New York

US terror attacks common denominator: Anwar al-Awlaki

FILE - This October 2008, file photo shows Imam Anwar al-Awlaki in Yemen. Investigators say the blast that rocked New York's Chelsea neighborhood on Sept. 17, 2016, that injured more than two dozen people, was the latest in a long line of incidents in which the attacker was inspired by al-Awlaki, the American imam-turned al-Qaida propagandist who was killed by a U.S. drone strike five years ago. (AP Photo/Muhammad ud-Deen, File)

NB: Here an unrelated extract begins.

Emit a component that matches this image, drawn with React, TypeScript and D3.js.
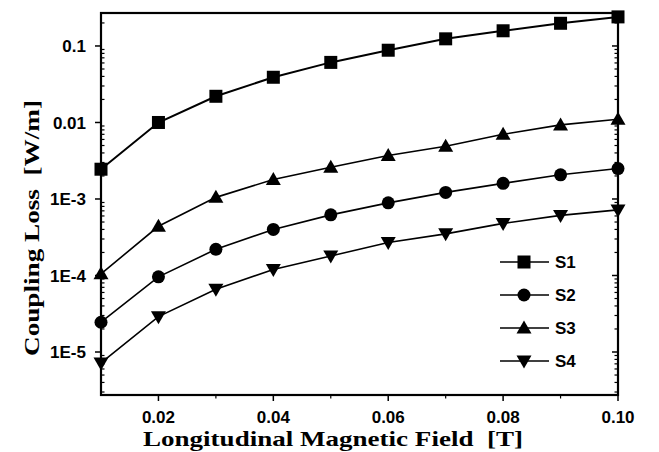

FILE - This October 2008, file photo shows Imam Anwar al-Awlaki in Yemen. Investigators say the blast that rocked New York's Chelsea neighborhood on Sept. 17, 2016, that injured more than two dozen people, was the latest in a long line of incidents in which the attacker was inspired by al-Awlaki, the American imam-turned al-Qaida propagandist who was killed by a U.S. drone strike five years ago. (AP Photo/Muhammad ud-Deen, File)  (The Associated Press)

Five years after Anwar al-Awlaki (ahn-WAHR' al-aw-LAH'-kee) was killed by an American drone strike, he keeps inspiring acts of terror.

Investigators say a bomb that injured more than two dozen people in New York a week ago was the latest in a long line of incidents in which attackers were inspired by al-Awlaki, an American imam who became an al-Qaida propagandist and was killed in Yemen.

Terror experts say al-Awlaki's online videos have inspired attackers including the brothers behind the Boston Marathon bombing.

Federal terrorism charges against New York bombing suspect Ahmad Khan Rahami say a bloodstained notebook found on him after he was arrested included passages praising al-Awlaki. And Rahami's father says he went to authorities two years ago partly because he was concerned about his son's admiration for al-Awlaki.